Restate the listing that follows word for word, without its pictures.

>> start SUPPLIED INFORMATION

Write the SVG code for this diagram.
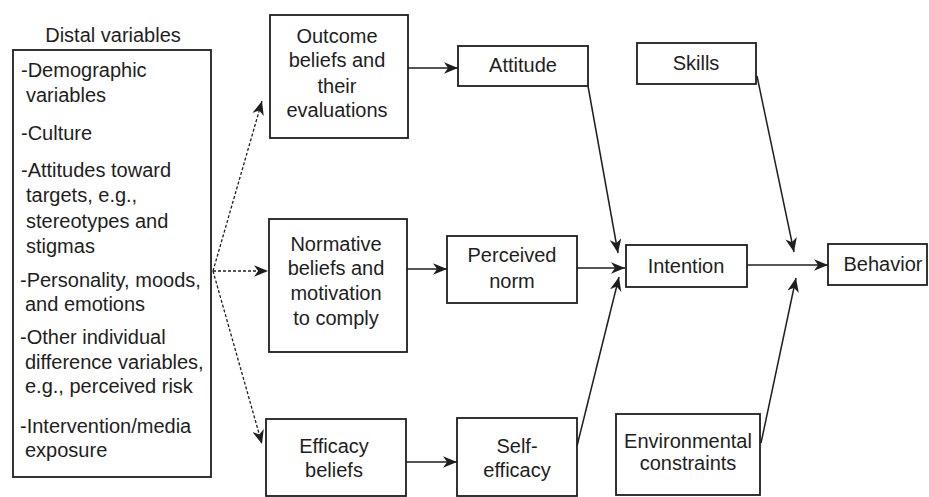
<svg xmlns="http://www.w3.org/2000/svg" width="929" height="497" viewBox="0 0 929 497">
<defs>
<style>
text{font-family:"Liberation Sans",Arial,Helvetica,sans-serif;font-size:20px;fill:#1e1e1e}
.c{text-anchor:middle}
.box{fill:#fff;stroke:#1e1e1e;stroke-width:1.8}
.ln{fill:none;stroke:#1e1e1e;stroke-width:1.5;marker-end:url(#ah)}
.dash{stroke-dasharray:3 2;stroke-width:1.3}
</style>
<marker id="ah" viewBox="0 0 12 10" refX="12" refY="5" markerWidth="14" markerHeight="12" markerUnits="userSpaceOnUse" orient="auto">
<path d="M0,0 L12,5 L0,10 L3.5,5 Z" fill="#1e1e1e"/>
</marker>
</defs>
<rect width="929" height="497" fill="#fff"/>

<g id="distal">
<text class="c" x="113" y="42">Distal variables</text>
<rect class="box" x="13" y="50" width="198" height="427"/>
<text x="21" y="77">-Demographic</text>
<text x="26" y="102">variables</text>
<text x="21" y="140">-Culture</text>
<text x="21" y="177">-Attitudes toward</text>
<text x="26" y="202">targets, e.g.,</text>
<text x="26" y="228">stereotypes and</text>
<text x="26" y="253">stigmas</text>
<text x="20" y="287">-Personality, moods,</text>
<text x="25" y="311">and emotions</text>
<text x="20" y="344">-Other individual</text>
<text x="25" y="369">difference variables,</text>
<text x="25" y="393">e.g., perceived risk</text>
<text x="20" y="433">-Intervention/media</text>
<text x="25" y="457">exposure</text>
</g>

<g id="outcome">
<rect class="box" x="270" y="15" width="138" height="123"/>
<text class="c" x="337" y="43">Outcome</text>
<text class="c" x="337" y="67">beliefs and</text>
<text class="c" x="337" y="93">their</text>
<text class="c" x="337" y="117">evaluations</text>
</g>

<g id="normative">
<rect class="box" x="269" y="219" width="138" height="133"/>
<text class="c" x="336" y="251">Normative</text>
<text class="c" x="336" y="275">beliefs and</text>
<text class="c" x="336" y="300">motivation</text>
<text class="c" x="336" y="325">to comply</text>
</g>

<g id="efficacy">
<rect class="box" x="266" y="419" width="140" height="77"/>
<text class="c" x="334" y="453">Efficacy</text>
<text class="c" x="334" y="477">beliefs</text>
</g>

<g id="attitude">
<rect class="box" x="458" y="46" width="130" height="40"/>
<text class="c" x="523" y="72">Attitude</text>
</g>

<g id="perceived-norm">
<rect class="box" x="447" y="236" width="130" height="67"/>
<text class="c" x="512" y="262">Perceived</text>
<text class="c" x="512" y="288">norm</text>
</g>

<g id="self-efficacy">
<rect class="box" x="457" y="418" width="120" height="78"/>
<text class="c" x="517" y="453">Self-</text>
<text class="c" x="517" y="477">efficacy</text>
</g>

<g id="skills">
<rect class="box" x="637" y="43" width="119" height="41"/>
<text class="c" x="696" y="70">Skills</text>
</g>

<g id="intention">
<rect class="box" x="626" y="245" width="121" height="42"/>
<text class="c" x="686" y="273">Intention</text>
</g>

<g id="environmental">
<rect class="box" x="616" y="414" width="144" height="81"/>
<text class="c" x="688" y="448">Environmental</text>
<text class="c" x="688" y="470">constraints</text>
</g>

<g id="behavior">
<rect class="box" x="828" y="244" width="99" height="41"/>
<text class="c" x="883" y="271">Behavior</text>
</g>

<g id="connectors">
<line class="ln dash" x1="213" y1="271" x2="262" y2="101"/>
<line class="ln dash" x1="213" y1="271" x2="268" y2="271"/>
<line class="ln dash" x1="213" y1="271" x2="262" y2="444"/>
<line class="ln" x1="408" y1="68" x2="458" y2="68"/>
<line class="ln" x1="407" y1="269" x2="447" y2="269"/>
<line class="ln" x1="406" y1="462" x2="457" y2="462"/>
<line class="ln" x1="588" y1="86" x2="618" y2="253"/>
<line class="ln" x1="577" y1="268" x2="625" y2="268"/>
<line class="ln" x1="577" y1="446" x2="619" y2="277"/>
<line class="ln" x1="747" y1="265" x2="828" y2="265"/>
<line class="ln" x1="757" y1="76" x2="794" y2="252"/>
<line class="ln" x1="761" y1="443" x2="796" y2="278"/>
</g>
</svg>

>> end SUPPLIED INFORMATION

> RESPONSE TO THIS EXERCISE:
Write the SVG code for this diagram.
<svg xmlns="http://www.w3.org/2000/svg" width="929" height="497" viewBox="0 0 929 497">
<defs>
<style>
text{font-family:"Liberation Sans",Arial,Helvetica,sans-serif;font-size:20px;fill:#1e1e1e}
.c{text-anchor:middle}
.box{fill:#fff;stroke:#1e1e1e;stroke-width:1.8}
.ln{fill:none;stroke:#1e1e1e;stroke-width:1.5;marker-end:url(#ah)}
.dash{stroke-dasharray:3 2;stroke-width:1.3}
</style>
<marker id="ah" viewBox="0 0 12 10" refX="12" refY="5" markerWidth="14" markerHeight="12" markerUnits="userSpaceOnUse" orient="auto">
<path d="M0,0 L12,5 L0,10 L3.5,5 Z" fill="#1e1e1e"/>
</marker>
</defs>
<rect width="929" height="497" fill="#fff"/>

<g id="distal">
<text class="c" x="113" y="42">Distal variables</text>
<rect class="box" x="13" y="50" width="198" height="427"/>
<text x="21" y="77">-Demographic</text>
<text x="26" y="102">variables</text>
<text x="21" y="140">-Culture</text>
<text x="21" y="177">-Attitudes toward</text>
<text x="26" y="202">targets, e.g.,</text>
<text x="26" y="228">stereotypes and</text>
<text x="26" y="253">stigmas</text>
<text x="20" y="287">-Personality, moods,</text>
<text x="25" y="311">and emotions</text>
<text x="20" y="344">-Other individual</text>
<text x="25" y="369">difference variables,</text>
<text x="25" y="393">e.g., perceived risk</text>
<text x="20" y="433">-Intervention/media</text>
<text x="25" y="457">exposure</text>
</g>

<g id="outcome">
<rect class="box" x="270" y="15" width="138" height="123"/>
<text class="c" x="337" y="43">Outcome</text>
<text class="c" x="337" y="67">beliefs and</text>
<text class="c" x="337" y="93">their</text>
<text class="c" x="337" y="117">evaluations</text>
</g>

<g id="normative">
<rect class="box" x="269" y="219" width="138" height="133"/>
<text class="c" x="336" y="251">Normative</text>
<text class="c" x="336" y="275">beliefs and</text>
<text class="c" x="336" y="300">motivation</text>
<text class="c" x="336" y="325">to comply</text>
</g>

<g id="efficacy">
<rect class="box" x="266" y="419" width="140" height="77"/>
<text class="c" x="334" y="453">Efficacy</text>
<text class="c" x="334" y="477">beliefs</text>
</g>

<g id="attitude">
<rect class="box" x="458" y="46" width="130" height="40"/>
<text class="c" x="523" y="72">Attitude</text>
</g>

<g id="perceived-norm">
<rect class="box" x="447" y="236" width="130" height="67"/>
<text class="c" x="512" y="262">Perceived</text>
<text class="c" x="512" y="288">norm</text>
</g>

<g id="self-efficacy">
<rect class="box" x="457" y="418" width="120" height="78"/>
<text class="c" x="517" y="453">Self-</text>
<text class="c" x="517" y="477">efficacy</text>
</g>

<g id="skills">
<rect class="box" x="637" y="43" width="119" height="41"/>
<text class="c" x="696" y="70">Skills</text>
</g>

<g id="intention">
<rect class="box" x="626" y="245" width="121" height="42"/>
<text class="c" x="686" y="273">Intention</text>
</g>

<g id="environmental">
<rect class="box" x="616" y="414" width="144" height="81"/>
<text class="c" x="688" y="448">Environmental</text>
<text class="c" x="688" y="470">constraints</text>
</g>

<g id="behavior">
<rect class="box" x="828" y="244" width="99" height="41"/>
<text class="c" x="883" y="271">Behavior</text>
</g>

<g id="connectors">
<line class="ln dash" x1="213" y1="271" x2="262" y2="101"/>
<line class="ln dash" x1="213" y1="271" x2="268" y2="271"/>
<line class="ln dash" x1="213" y1="271" x2="262" y2="444"/>
<line class="ln" x1="408" y1="68" x2="458" y2="68"/>
<line class="ln" x1="407" y1="269" x2="447" y2="269"/>
<line class="ln" x1="406" y1="462" x2="457" y2="462"/>
<line class="ln" x1="588" y1="86" x2="618" y2="253"/>
<line class="ln" x1="577" y1="268" x2="625" y2="268"/>
<line class="ln" x1="577" y1="446" x2="619" y2="277"/>
<line class="ln" x1="747" y1="265" x2="828" y2="265"/>
<line class="ln" x1="757" y1="76" x2="794" y2="252"/>
<line class="ln" x1="761" y1="443" x2="796" y2="278"/>
</g>
</svg>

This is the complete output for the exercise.